* What is required *
Your task is to reproduce, verbatim and without pictures, the lines from the opening of the listing through the line containing "80, 90, 100];".

* Exercise materials *

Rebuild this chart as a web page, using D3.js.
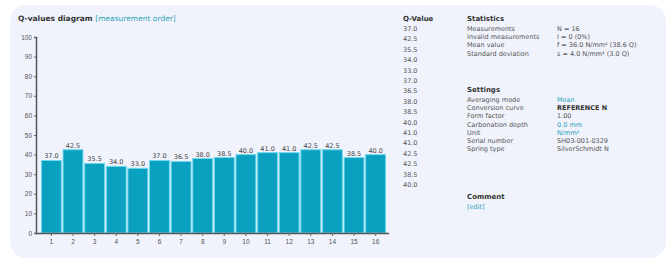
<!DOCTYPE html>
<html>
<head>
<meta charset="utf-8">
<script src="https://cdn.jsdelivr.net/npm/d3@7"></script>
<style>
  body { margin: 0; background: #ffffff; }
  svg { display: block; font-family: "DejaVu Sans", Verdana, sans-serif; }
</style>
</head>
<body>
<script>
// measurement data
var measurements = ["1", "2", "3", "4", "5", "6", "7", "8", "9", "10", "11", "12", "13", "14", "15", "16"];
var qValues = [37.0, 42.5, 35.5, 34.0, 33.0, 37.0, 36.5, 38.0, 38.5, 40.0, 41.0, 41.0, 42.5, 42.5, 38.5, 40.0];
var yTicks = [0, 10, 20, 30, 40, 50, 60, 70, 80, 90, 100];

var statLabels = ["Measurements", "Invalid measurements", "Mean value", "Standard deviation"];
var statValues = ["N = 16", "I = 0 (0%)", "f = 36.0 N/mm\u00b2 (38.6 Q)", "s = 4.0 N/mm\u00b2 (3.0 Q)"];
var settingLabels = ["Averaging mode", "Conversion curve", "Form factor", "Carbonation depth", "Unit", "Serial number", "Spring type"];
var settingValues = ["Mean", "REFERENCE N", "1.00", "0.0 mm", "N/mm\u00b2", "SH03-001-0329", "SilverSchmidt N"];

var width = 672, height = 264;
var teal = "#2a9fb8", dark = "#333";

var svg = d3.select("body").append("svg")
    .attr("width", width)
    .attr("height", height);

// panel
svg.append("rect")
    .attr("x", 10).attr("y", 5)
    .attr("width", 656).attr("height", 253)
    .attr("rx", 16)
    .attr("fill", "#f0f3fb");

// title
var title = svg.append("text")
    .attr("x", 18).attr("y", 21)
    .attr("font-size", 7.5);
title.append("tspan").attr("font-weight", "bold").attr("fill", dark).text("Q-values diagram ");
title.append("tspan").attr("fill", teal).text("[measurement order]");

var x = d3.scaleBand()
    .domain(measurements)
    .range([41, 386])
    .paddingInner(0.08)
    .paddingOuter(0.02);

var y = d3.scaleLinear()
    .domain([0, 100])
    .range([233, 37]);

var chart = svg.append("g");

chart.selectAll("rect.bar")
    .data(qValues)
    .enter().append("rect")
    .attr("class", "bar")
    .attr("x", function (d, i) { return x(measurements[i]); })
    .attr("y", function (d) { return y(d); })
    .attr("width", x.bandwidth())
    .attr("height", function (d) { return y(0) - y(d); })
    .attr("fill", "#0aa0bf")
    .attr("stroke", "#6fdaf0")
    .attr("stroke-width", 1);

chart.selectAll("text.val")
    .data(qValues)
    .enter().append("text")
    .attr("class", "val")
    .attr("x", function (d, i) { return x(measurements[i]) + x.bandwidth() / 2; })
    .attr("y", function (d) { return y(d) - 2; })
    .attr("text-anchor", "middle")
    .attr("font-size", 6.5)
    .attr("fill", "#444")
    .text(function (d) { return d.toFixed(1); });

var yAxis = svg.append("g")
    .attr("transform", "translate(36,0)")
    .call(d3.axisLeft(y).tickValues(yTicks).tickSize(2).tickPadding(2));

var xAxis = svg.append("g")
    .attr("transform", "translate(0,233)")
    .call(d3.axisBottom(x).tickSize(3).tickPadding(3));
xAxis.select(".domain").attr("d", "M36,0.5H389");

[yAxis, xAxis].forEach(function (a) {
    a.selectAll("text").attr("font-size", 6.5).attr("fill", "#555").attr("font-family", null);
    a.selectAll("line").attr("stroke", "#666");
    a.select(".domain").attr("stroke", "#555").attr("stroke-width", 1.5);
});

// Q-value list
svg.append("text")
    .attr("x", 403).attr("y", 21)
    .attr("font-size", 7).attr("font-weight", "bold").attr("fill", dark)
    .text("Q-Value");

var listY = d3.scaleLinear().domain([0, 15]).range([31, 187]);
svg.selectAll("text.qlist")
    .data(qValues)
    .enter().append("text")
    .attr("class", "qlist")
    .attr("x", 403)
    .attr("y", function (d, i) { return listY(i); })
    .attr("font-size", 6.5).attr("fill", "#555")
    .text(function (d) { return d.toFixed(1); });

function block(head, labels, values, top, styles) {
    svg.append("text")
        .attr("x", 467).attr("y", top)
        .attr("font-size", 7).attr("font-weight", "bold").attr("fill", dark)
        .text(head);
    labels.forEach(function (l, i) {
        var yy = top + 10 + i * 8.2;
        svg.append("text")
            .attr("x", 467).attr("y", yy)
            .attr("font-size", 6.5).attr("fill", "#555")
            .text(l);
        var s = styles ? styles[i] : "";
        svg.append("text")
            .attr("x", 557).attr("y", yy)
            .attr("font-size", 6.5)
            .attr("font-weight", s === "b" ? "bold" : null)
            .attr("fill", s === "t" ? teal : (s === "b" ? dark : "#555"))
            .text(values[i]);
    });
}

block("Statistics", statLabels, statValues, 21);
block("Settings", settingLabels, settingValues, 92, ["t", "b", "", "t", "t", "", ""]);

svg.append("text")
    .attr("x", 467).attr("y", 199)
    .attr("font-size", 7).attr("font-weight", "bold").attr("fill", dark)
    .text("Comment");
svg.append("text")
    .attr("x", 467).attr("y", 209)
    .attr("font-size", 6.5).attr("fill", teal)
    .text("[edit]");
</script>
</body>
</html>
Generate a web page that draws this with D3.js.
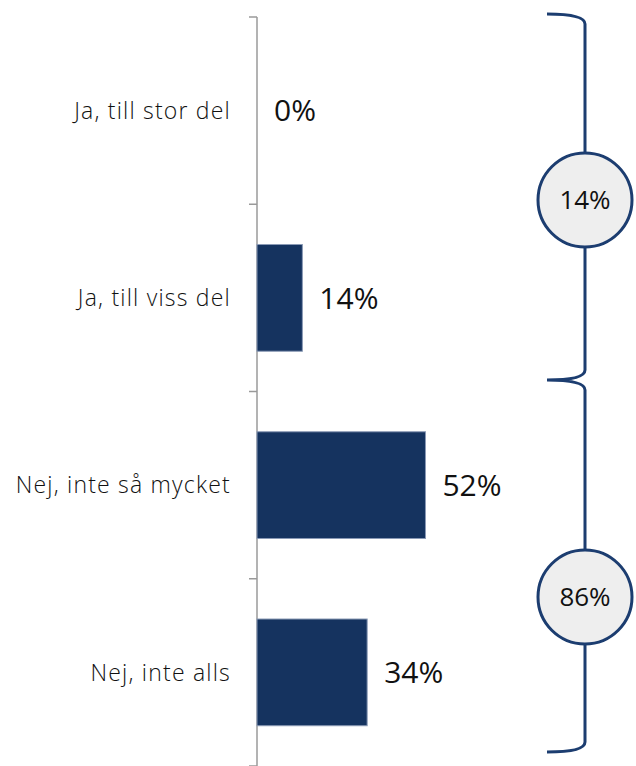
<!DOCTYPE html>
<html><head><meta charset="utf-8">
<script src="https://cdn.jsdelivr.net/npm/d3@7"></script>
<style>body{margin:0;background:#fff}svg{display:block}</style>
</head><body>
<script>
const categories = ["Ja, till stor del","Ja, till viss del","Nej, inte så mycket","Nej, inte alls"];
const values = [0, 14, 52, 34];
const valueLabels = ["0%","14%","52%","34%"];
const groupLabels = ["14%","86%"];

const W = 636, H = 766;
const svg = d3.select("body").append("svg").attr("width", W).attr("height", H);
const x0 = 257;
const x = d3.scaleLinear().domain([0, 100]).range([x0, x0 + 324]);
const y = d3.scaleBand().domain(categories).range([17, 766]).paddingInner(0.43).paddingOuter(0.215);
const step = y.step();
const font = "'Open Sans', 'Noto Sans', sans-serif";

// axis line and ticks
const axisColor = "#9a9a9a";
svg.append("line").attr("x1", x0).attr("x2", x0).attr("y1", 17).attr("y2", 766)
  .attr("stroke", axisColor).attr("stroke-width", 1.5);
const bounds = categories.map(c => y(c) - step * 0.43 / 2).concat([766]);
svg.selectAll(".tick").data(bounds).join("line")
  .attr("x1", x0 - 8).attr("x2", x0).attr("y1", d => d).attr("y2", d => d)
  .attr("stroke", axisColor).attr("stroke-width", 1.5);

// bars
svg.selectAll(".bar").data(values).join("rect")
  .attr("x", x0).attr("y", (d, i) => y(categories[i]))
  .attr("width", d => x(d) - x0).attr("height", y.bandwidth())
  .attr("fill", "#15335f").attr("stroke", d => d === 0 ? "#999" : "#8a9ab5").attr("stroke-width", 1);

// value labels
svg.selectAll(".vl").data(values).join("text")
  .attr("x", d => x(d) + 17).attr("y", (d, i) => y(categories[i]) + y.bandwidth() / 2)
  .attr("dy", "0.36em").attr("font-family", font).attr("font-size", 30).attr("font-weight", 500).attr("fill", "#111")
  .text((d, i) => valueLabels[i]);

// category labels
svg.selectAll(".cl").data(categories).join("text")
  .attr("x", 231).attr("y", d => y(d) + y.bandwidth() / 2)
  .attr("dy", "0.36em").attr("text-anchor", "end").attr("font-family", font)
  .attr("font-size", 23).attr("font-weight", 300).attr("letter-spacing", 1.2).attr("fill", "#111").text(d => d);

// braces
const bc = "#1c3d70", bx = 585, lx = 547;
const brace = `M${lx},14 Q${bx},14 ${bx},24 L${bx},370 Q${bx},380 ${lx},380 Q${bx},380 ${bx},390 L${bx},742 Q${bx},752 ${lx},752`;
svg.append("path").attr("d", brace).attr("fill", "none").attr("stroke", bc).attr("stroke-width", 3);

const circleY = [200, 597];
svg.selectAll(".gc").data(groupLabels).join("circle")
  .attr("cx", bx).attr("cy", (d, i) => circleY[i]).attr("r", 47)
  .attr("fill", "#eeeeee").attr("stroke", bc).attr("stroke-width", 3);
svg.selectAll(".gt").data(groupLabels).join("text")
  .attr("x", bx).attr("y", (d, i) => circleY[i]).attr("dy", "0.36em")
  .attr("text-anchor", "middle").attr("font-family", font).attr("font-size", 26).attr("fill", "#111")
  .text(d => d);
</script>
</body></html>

* Written reply *
Rebuild this chart as a web page, using D3.js.
<!DOCTYPE html>
<html>
<head>
<meta charset="utf-8">
<script src="https://cdn.jsdelivr.net/npm/d3@7"></script>
<style>
  body { margin: 0; background: #ffffff; }
  svg { display: block; font-family: "DejaVu Sans", Verdana, sans-serif; }
</style>
</head>
<body>
<script>
// measurement data
var measurements = ["1", "2", "3", "4", "5", "6", "7", "8", "9", "10", "11", "12", "13", "14", "15", "16"];
var qValues = [37.0, 42.5, 35.5, 34.0, 33.0, 37.0, 36.5, 38.0, 38.5, 40.0, 41.0, 41.0, 42.5, 42.5, 38.5, 40.0];
var yTicks = [0, 10, 20, 30, 40, 50, 60, 70, 80, 90, 100];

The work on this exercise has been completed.